Adegan saat mbah Darmo, nenek Naya, melakukan ritual sebenarnya cukup creepy. Renny Djajoesman yang melakoni peran tersebut saya rasa berhasil membangkitkan suasana melalui tembang Jawa-nya yang ia bawakan. Sayang, momen tersebut dirusak oleh twist absurd, dimana dinyatakan penghuni Lawang Sewu yang dicari ternyata sedang tidak ada di tempat. Yang bersangkutan pun mati dikeroyok penghuni gaib yang lain.

Baru kali ini ada adegan usir hantu tapi hantunya malah keluyuran, hehehe.

Cerita ditutup dengan twist ajaib lainnya. Hanya dengan menutup lubang sumur. Done.

Jajaran pemain didominasi oleh bintang muda yang sebagian belum berpengalaman. Mau tidak mau harus dimaklumi jika akting mereka di sini terlihat kaku. Acungan jempol saya rasa pantas diberikan untuk seniman kawakan Yati Pesek. Meski harus memerankan karakter asisten rumah tangga paruh baya yang gaul, ia mampu melakukannya secara natural tanpa terkesan dibuat-buat. Begitu juga dengan Renny Djajoesman, yang bisa memanfaatkan perannya yang terbatas dengan maksimal.

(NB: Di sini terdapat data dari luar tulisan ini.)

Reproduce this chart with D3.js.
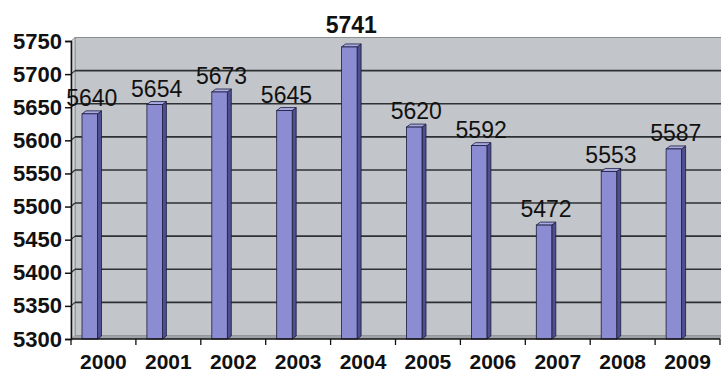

Penampakan? Jump scare? Ada. Tapi tidak ada seramnya sama sekali. Aman ditonton buat yang jantungan atau latah.

Penutup

Saya sebenarnya berharap banyak pada film “Lawang Sewu (Dendam Kuntilanak)” ini. Apa daya, tidak ada satu pun di dalamnya yang sesuai ekspektasi. Sudah gak serem, gak bisa dinikmati pula. Pihak-pihak terkait sepertinya lupa bahwa mereka sedang menggarap film horor, bukan film komedi absurd. Tidak layak tayang dan seharusnya mendapat nilai kosong. Untung masih ada dua nama yang pantas untuk menyumbang poin rating, Renny Djajoesman dan Yati Pesek. 2/10.